キャンプの食事も飽きてきたので、施設に付属しているビストロで食事をすることにした。ぼくはバラマンディのビアバターをオーダーした。ビアバターとは、衣にビールを混ぜる調理法で本格的なフィッシュ&チップで用いられる。食べてみると、これが絶品!かなりの腕前のシェフとお見受けした。

そのことをレセプション、バー、ビストロをひとりで切り盛りしている青年に告げると、「明日の釣りのガイドですよ」という。ガイドでシェフか。きっと面白い人物に違いない。

65センチの美しいバラマンディを釣り上げた            

ガイドのラスカルは、独特の雰囲気がある人物だった。フィッシングガイド、シェフのほかにハンティングのガイドもするという。
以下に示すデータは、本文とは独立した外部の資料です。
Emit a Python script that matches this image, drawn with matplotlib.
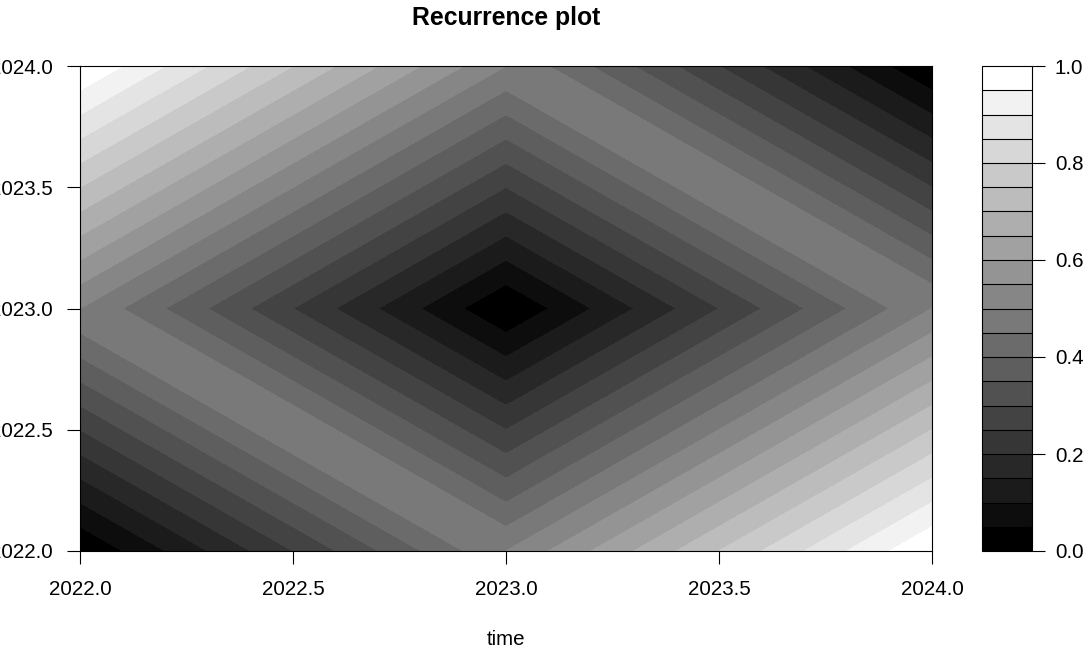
import numpy as np
import matplotlib
matplotlib.use("Agg")
import matplotlib.pyplot as plt
import matplotlib.tri as mtri

plt.rcParams['font.family'] = ['Liberation Sans', 'DejaVu Sans']

# time points of the series (both axes)
times = [2022.0, 2023.0, 2024.0]
# recurrence (distance) matrix, rows = y, cols = x
recurrence = [
    [0.0, 0.5, 1.0],
    [0.5, 0.0, 0.5],
    [1.0, 0.5, 0.0],
]
levels = [i / 20 for i in range(21)]
tick_vals = [2022.0, 2022.5, 2023.0, 2023.5, 2024.0]
cbar_ticks = [0.0, 0.2, 0.4, 0.6, 0.8, 1.0]

# grey ramp, black -> white, one colour per band
greys = [str(i / 19) for i in range(20)]

n = len(times)
X, Y = np.meshgrid(times, times)
Z = np.array(recurrence)

# split each grid cell into two triangles like R's filled.contour does
triangles = []
for j in range(n - 1):
    for i in range(n - 1):
        a = j * n + i
        b = j * n + i + 1
        c = (j + 1) * n + i
        d = (j + 1) * n + i + 1
        triangles.append([a, b, c])
        triangles.append([b, d, c])
tri = mtri.Triangulation(X.ravel(), Y.ravel(), triangles)

W, H = 1090, 650
fig = plt.figure(figsize=(W / 100, H / 100), dpi=100)

# main panel
ax = fig.add_axes([80 / W, (H - 551) / H, 852 / W, 485 / H])
cs = ax.tricontourf(tri, Z.ravel(), levels=levels, colors=greys, antialiased=False)
ax.set_xlim(2022, 2024)
ax.set_ylim(2022, 2024)
ax.set_xticks(tick_vals)
ax.set_yticks(tick_vals)
ax.set_xticklabels([f"{v:.1f}" for v in tick_vals])
ax.set_yticklabels([f"{v:.1f}" for v in tick_vals])
ax.tick_params(axis='both', direction='out', length=9.4, width=0.8, labelsize=14.8, color='black')
ax.tick_params(axis='x', pad=11.5)
ax.tick_params(axis='y', pad=10)
for sp in ax.spines.values():
    sp.set_linewidth(0.8)
ax.set_title("Recurrence plot", fontsize=17.8, fontweight='bold', y=1.0845, va='baseline', pad=0)
ax.set_xlabel("time", fontsize=14.8)
ax.xaxis.set_label_coords(0.5, -0.163)

# colour key
cax = fig.add_axes([982 / W, (H - 551) / H, 50 / W, 485 / H])
cbar = fig.colorbar(cs, cax=cax, ticks=cbar_ticks, drawedges=True)
cbar.ax.set_yticklabels([f"{v:.1f}" for v in cbar_ticks])
cbar.ax.tick_params(direction='out', length=9.4, width=0.8, labelsize=14.8, pad=7)
cbar.outline.set_linewidth(0.8)
cbar.dividers.set_linewidth(0.8)
cbar.dividers.set_color('black')

plt.savefig("out.png", dpi=100)
plt.close()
「何を狙うの?」と聞くと、「イノシシと野生の水牛」と答えた。水牛は、固有種ではなくアジアの国から連れてこられて自然に繁殖したという。そういえば、ダーウィンで行った釣具屋には、猟銃も売っていた。ここでは、ハンティングも人気があるスポーツなのだ。

最初に入ったポイントは川の流れ込みで、絶好の場所にボートを止めた釣り人がガンガン、バラマンディを釣り上げていた。明らかにイーストアリゲーター・リバーの魚より大きい。ぼくたちがとりあえずの目標に定めた70cmも混じっている。ちきしょう! と、今度は80cmオーバーだ!

何ぃ~! 負けてたまるか!

3人でキャストを続けるが、後ろから投げている分、ベストのポイントにもう少し届かない。相手が立て続けにヒットし、こちらがボウズという状態が続く。こんなに悔しい状況はない。30分以上経ち、ついにケンさんにヒット。60cmオーバーの良型をキャッチした。

そして、ぼくのロッドにもようやく幸運が訪れた。65cm、この遠征で最大で最も美しいバラマンディを獲ることができた。よかった!こんな幸せはありません!

午後もみんなでいいサイズの魚を釣り上げ、笑顔での納竿となった。その晩はウィルダネスロッジにもう1泊し、ビストロで打ち上げをして3人のフィッシングトリップは終了した。